Ab Montag hat es dann zuerst einmal nach einer ziemlich flauen Woche ausgesehen, wobei tagelang 15-20 Knoten auf den bayerischen Seen gemeldet wurden, während die Flensburger Förde sich in der sonst zu dieser Jahreszeit eher für die bayerischen Seen typischen stoischen Ruhe präsentierte. Das war eigentlich anders herum bestellt. Doch das Warten hat sich gelohnt, denn am Mittwoch gegen 16:00 Uhr konnte plötzlich doch gestartet werden bei aufkommendem Nordost und es fanden in den Abend hinein drei (!) traumhafte Schönwetterwettfahrten mit 8 bis 12 Knoten Wind und dem bei diesen Bedingungen für Salzwasser typischen Champagnergurgeln unter dem Drachenbug statt.

Da allerdings Buarle Glas schon abgereist war und nicht mehr antrat in diesen Wettfahrten, bildete sich eine Spitzengruppe aus Köhnk, Opielok und Hemmerich, die nach vier Wettfahrten nahezu gleiche Punktzahl hatten. Was kaum jemand erwartet hatte, bot dann die Flensburger Förde am Donnerstag, dem letzten Wettfahrttag: schon ab 10:00 Uhr baute sich der “Jeanssegelwetter-Nordost” über die ganze Förde auf und es konnten zwei lange Wettfahrten mit einleitendem „Olympia-Dreieck“ gesegelt werden die alleine die Reise nach Flensburg wert waren. Interessant war dabei das Muster dieses Nordost auf der Flensburger Förde: Bei Einsetzen des Winden ging an beiden Tagen die Startkreuz der ersten Wettfahrt über Links – von einem leicht bevorzugten Pin-End bis unter die Ochseninseln, wobei man den Internatsschülern nicht zu nahe kommen durfte, denn oben am Luvfass mitten auf dem See waren schon die ersten Rechtsdreher und für den Rest des Tages ging es dann immer konsequent über Rechts, mit zuverlässiger Kippe aus Glücksburg rüber kommend ab der Mitte der Kreuz.
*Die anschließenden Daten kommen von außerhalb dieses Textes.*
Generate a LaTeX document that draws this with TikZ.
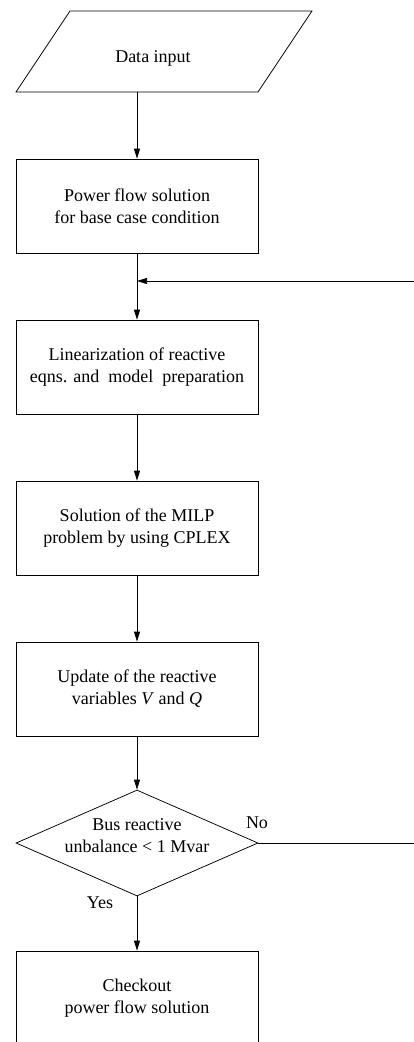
\documentclass[tikz,border=0pt]{standalone}
\usepackage{fontspec}
\setmainfont{Liberation Serif}
\usetikzlibrary{shapes.geometric,arrows.meta}
\begin{document}
\begin{tikzpicture}[x=1pt,y=-1pt,
  every node/.style={font=\fontsize{18}{22}\selectfont},
  line/.style={line width=0.75pt},
  arr/.style={line, -{Triangle[length=10pt,width=6pt]}},
  procbox/.style={draw, line width=0.75pt, rectangle, minimum width=242pt, minimum height=94pt, align=center, inner sep=0pt},
  txt/.style={align=center, inner sep=0pt}]
\useasboundingbox (0,0) rectangle (414,1042);
% data input (parallelogram)
\draw[line] (70,11) -- (312,11) -- (258,92) -- (16,92) -- cycle;
\node[txt] (data) at (153,58) {Data input};
\coordinate (datab) at (137,92);
% boxes
\node[procbox] (pf) at (137,206) {Power flow solution\\for base case condition};
\node[procbox] (lin) at (137,367) {Linearization of reactive\\eqns. and~ model~ preparation};
\node[procbox] (milp) at (137,528) {Solution of the MILP\\problem by using CPLEX};
\node[procbox] (upd) at (137,689) {Update of the reactive\\variables \textit{V} and \textit{Q}};
\node[draw, line width=0.75pt, diamond, minimum width=242pt, minimum height=106pt, inner sep=0pt] (dec) at (137,843) {};
\node[txt] (dectxt) at (137,836) {Bus reactive\\unbalance < 1 Mvar};
\node[procbox] (chk) at (137,998) {Checkout\\power flow solution};
% labels
\node[txt] (no) at (257,823) {No};
\node[txt] (yes) at (100,903) {Yes};
% connectors
\coordinate (join) at (137,281);
\coordinate (fbr) at (415,843);
\coordinate (fbt) at (415,281);
\draw[arr] (datab) -- (pf.north);
\draw[arr] (pf.south) -- (lin.north);
\draw[arr] (lin.south) -- (milp.north);
\draw[arr] (milp.south) -- (upd.north);
\draw[arr] (upd.south) -- (dec.north);
\draw[arr] (dec.south) -- (chk.north);
\draw[arr] (dec.east) -- (fbr) -- (fbt) -- (join);
\end{tikzpicture}
\end{document}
Am Ende hat sich durch seine konstante und besonnene Leistung der Initiator der International Dragon Classics, Christian Hemmerich mit Crew Anderl Listl und Gregor Berz um einen Punkt durchgesetzt vor Christopher Opielok mit Crew Jan Welken und Kalle Dehler. Dritter wurde Wolfgang Köhnk mit Crew Jürgen Flemming und Rasmus Nielsen.

Die Stimmung in der Holzdrachen-Szene – einer extrem entspannten Sub-Community der Drachen Regattasegler – könnte nicht besser sein und man freut sich auf eine nächste International Dragon Classics vermutlich schon in zwei Jahren wieder im Süden, denn die Diesjährige war ja von 2021 her verschoben worden. Ob es danach wieder mit dem bisherigen Dreijahresrhythmus weiter geht oder alle zwei Jahre bleibt abzuwarten, man spricht allerdings schon über eine Wiederholung hier in Fahrensodde, das sich in diesem Jahr als perfekte Heimat für die Holzdrachenflotte präsentiert hat.